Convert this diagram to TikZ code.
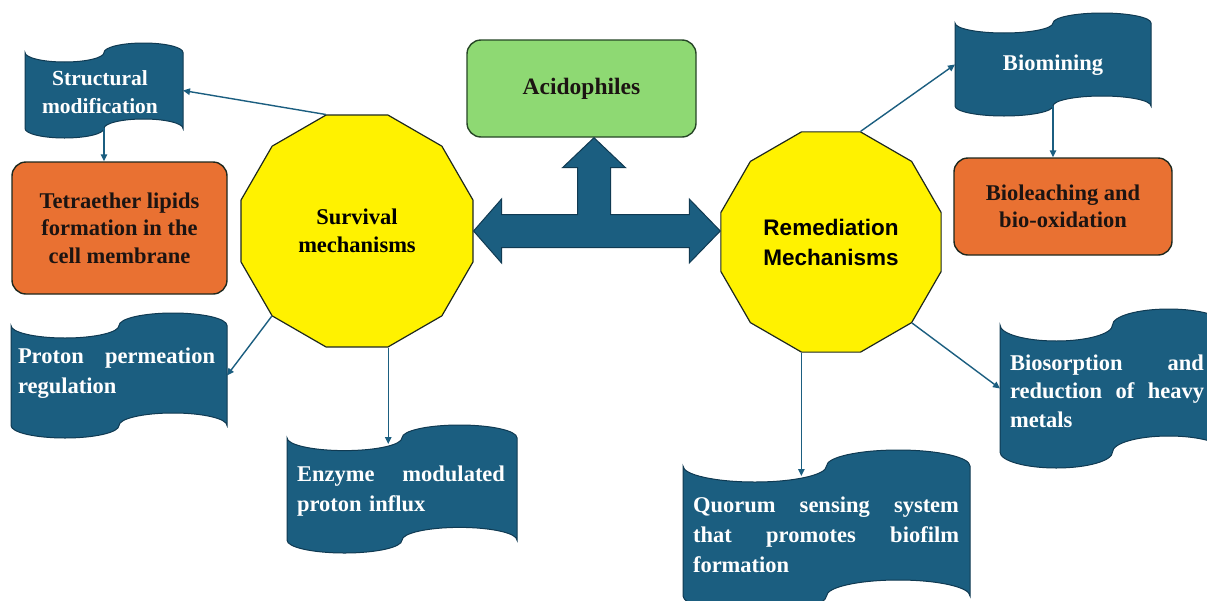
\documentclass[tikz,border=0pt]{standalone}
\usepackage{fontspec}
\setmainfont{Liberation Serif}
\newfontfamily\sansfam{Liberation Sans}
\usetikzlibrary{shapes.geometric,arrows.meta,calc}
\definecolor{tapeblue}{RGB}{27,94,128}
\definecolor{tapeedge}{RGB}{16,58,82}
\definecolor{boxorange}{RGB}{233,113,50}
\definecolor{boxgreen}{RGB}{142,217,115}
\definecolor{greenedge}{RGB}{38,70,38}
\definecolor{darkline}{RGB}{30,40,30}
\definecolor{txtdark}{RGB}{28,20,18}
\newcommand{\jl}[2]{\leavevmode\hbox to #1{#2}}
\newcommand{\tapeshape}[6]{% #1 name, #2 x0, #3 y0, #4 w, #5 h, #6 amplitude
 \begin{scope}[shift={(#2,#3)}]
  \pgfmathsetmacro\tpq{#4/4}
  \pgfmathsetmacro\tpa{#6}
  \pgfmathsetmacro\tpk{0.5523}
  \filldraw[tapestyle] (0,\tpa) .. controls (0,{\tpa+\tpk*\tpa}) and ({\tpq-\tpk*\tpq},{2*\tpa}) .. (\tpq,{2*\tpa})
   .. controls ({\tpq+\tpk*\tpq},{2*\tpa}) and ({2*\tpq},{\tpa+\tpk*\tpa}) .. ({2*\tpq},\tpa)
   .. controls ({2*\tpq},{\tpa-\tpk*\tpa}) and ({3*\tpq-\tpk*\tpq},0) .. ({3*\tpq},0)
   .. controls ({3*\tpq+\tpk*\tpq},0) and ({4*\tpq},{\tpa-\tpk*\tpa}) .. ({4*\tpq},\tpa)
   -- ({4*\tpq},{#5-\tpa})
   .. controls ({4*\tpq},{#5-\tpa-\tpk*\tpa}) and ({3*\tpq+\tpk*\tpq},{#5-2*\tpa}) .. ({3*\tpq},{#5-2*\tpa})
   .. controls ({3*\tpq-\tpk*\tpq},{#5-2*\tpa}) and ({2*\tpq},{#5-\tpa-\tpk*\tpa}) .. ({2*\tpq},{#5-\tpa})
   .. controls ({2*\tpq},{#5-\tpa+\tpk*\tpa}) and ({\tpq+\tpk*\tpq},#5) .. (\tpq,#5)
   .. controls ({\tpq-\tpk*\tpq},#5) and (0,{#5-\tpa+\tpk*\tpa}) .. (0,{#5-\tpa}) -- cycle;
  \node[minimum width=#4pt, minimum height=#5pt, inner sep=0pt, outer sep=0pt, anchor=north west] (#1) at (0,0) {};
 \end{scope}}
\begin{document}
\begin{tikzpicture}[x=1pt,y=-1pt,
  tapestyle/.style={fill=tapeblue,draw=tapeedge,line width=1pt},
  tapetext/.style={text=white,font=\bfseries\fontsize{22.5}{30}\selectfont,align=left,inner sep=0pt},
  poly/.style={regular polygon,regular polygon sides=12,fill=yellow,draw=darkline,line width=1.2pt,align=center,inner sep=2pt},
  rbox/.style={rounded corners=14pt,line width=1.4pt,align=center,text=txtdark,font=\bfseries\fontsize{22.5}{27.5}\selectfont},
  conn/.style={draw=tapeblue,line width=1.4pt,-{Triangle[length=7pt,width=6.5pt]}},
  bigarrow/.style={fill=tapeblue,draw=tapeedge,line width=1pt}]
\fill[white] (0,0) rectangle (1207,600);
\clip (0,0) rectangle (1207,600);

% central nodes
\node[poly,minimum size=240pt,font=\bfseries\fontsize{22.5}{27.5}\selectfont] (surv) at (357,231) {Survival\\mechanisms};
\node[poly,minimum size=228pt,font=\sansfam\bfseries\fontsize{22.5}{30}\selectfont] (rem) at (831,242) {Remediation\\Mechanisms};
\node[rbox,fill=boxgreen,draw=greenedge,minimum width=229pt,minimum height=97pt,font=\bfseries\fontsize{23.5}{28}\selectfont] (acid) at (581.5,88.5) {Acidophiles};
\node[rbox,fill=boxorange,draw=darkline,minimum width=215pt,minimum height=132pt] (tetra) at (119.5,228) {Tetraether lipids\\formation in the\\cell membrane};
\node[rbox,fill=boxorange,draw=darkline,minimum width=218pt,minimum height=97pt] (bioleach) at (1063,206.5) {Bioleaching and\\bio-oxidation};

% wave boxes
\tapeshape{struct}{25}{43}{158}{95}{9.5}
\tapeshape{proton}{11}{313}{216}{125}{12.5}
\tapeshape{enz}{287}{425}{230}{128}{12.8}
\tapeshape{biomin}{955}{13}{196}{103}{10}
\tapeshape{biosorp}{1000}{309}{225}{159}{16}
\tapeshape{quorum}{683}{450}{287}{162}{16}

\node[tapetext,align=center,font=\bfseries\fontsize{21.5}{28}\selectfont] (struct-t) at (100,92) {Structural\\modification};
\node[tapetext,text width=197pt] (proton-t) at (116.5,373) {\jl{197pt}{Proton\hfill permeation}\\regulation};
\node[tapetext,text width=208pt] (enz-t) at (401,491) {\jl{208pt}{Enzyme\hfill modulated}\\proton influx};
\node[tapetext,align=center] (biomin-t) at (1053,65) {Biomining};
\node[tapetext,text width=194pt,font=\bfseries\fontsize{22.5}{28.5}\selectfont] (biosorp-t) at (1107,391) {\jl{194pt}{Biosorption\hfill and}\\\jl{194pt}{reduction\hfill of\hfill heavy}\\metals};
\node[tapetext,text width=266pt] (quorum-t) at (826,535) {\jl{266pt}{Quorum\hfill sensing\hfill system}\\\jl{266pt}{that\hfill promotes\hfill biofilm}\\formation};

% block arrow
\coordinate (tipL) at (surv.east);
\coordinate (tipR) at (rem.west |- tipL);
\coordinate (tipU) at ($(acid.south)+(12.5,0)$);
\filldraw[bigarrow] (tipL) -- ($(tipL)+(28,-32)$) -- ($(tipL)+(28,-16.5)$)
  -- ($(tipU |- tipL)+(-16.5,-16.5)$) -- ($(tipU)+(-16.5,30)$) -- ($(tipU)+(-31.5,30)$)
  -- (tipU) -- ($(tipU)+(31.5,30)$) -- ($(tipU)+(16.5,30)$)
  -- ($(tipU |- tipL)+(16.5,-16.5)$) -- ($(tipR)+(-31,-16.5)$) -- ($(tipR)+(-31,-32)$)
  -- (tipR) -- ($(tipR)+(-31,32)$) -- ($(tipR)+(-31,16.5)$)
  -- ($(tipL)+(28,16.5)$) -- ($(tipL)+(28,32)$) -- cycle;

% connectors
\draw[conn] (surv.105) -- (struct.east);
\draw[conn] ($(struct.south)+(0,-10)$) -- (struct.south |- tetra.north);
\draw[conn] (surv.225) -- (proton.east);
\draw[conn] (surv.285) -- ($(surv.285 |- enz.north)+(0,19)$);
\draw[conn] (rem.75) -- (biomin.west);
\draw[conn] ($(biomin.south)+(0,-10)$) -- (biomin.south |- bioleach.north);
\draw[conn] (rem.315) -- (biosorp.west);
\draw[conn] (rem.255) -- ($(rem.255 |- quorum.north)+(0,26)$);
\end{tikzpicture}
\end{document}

---

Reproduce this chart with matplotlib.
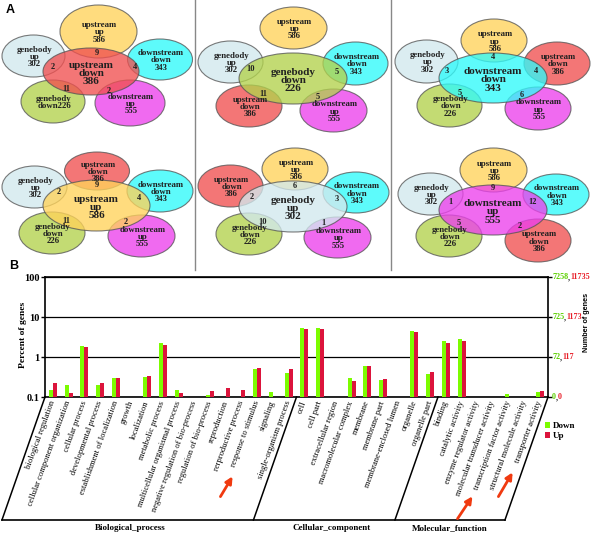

* * *

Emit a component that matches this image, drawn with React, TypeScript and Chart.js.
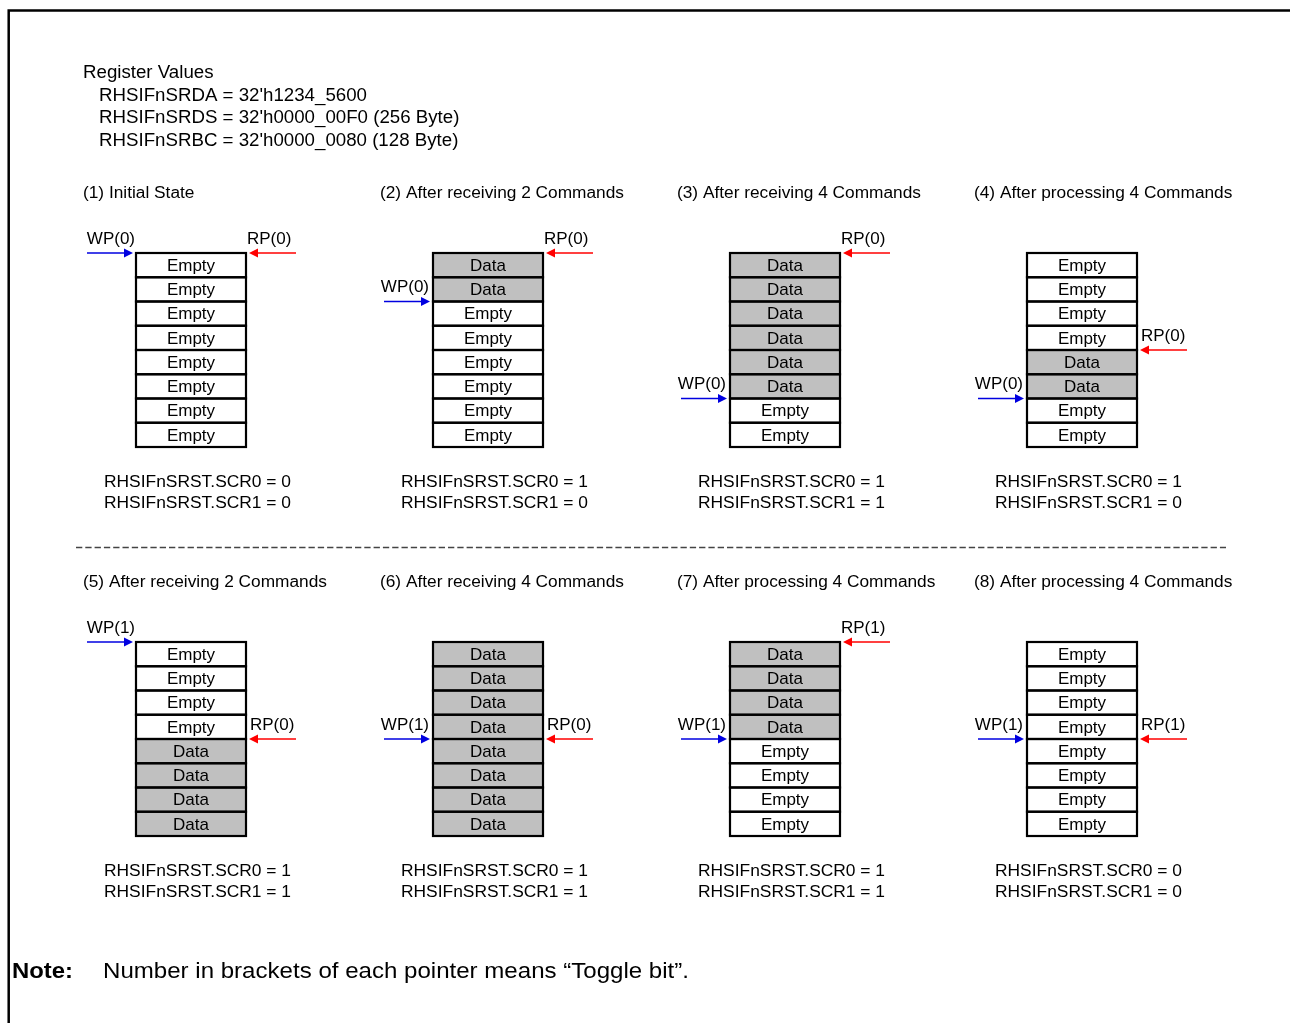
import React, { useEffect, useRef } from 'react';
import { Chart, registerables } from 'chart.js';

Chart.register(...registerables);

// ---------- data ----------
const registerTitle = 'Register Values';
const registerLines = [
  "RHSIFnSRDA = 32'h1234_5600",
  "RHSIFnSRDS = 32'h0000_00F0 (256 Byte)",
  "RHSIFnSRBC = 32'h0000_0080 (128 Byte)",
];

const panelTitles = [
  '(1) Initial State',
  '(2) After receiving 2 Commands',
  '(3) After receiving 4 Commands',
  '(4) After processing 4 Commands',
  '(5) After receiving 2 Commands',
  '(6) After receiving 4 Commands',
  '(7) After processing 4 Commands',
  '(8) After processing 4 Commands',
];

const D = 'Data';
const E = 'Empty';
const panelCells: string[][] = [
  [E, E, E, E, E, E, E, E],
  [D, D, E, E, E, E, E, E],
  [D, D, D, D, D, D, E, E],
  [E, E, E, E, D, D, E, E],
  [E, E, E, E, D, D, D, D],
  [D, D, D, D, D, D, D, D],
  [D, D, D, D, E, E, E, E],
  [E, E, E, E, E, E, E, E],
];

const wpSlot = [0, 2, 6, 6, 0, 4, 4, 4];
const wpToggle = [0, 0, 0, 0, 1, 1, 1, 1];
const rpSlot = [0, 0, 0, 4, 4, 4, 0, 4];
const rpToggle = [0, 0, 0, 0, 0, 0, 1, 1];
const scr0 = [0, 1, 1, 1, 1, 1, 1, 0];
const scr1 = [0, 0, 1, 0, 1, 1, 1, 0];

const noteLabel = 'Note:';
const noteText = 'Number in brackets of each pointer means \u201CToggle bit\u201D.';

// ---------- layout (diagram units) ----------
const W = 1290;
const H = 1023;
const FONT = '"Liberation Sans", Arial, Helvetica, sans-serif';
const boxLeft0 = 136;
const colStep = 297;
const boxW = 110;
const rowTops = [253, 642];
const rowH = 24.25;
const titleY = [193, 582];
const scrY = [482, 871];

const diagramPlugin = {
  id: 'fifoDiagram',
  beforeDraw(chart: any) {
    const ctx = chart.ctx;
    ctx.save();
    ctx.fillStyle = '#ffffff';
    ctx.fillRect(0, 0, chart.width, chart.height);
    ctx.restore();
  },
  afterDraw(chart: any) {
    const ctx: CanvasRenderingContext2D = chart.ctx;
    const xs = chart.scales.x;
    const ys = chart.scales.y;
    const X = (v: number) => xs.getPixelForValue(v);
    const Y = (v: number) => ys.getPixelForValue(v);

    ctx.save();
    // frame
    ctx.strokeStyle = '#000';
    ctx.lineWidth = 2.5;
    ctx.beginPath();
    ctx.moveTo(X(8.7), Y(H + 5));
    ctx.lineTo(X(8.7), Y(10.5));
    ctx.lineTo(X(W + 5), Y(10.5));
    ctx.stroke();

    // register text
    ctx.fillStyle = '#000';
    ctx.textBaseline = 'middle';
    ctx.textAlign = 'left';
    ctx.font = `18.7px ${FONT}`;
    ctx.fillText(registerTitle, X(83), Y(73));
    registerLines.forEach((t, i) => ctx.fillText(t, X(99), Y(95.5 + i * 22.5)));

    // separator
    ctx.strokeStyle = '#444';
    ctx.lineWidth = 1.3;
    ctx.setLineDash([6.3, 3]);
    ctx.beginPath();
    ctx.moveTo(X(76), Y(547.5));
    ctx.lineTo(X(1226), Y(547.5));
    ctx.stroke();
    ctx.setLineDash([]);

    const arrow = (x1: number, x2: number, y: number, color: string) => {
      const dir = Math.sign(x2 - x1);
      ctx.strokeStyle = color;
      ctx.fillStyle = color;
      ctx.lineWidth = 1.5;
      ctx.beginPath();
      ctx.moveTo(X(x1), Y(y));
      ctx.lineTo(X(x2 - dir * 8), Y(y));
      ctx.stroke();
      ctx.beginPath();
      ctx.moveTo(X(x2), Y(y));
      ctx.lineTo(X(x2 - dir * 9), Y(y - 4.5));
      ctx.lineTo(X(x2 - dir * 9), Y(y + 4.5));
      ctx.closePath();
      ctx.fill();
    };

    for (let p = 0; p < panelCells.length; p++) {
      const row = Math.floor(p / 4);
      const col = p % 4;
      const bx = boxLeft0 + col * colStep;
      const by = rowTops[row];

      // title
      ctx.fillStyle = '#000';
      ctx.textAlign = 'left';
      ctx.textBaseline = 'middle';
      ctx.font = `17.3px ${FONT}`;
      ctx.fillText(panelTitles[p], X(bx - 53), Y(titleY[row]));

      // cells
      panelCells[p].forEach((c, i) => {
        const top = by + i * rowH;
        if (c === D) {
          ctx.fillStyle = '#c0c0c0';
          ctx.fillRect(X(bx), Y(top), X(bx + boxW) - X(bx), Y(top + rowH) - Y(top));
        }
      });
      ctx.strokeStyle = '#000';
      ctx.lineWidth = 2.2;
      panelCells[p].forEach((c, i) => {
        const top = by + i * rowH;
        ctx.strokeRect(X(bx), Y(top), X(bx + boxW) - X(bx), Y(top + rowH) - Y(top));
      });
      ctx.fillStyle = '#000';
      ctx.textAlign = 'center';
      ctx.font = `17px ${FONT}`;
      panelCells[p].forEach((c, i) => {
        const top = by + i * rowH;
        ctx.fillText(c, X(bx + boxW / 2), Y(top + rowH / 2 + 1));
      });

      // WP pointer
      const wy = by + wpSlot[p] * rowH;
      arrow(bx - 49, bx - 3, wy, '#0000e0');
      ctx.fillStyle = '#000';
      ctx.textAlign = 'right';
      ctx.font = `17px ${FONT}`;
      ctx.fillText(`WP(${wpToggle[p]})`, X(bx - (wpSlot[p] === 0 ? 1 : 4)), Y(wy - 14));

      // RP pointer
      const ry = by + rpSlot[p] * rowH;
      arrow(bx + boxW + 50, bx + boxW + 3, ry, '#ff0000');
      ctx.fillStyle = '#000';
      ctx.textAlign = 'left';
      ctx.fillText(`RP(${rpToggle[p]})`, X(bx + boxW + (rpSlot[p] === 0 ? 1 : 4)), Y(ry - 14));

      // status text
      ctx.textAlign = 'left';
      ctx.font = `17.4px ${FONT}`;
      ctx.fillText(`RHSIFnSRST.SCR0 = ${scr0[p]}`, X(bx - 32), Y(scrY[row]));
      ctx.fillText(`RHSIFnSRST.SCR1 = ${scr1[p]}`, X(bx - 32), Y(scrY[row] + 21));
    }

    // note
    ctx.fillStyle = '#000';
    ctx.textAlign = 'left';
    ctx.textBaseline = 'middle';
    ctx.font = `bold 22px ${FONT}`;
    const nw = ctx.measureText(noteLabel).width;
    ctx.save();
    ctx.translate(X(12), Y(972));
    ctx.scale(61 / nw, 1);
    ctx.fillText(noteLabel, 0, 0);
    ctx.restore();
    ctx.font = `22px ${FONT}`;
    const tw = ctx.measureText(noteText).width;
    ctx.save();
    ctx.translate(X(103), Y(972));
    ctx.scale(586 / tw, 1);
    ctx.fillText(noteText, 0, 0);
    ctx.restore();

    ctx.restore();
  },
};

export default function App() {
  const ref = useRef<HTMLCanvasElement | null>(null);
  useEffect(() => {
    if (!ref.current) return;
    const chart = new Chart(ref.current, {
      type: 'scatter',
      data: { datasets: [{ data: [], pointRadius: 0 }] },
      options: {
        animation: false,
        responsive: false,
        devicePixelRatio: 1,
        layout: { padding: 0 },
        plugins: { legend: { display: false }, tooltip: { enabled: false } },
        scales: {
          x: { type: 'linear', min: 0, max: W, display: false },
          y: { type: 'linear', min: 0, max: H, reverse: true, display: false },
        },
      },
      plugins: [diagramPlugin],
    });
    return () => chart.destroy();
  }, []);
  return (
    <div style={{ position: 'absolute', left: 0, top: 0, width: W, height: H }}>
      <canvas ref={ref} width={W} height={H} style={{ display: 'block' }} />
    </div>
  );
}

◆ Job: From the records above, copy exactly the lines starting at the one with "Emit a component" and ending at the one with "Chart.register(...registerables);", and no others. Pictures stay out.

◆ Solution for this task:
Emit a component that matches this image, drawn with React, TypeScript and Chart.js.
import React, { useEffect, useRef } from 'react';
import { Chart, registerables } from 'chart.js';

Chart.register(...registerables);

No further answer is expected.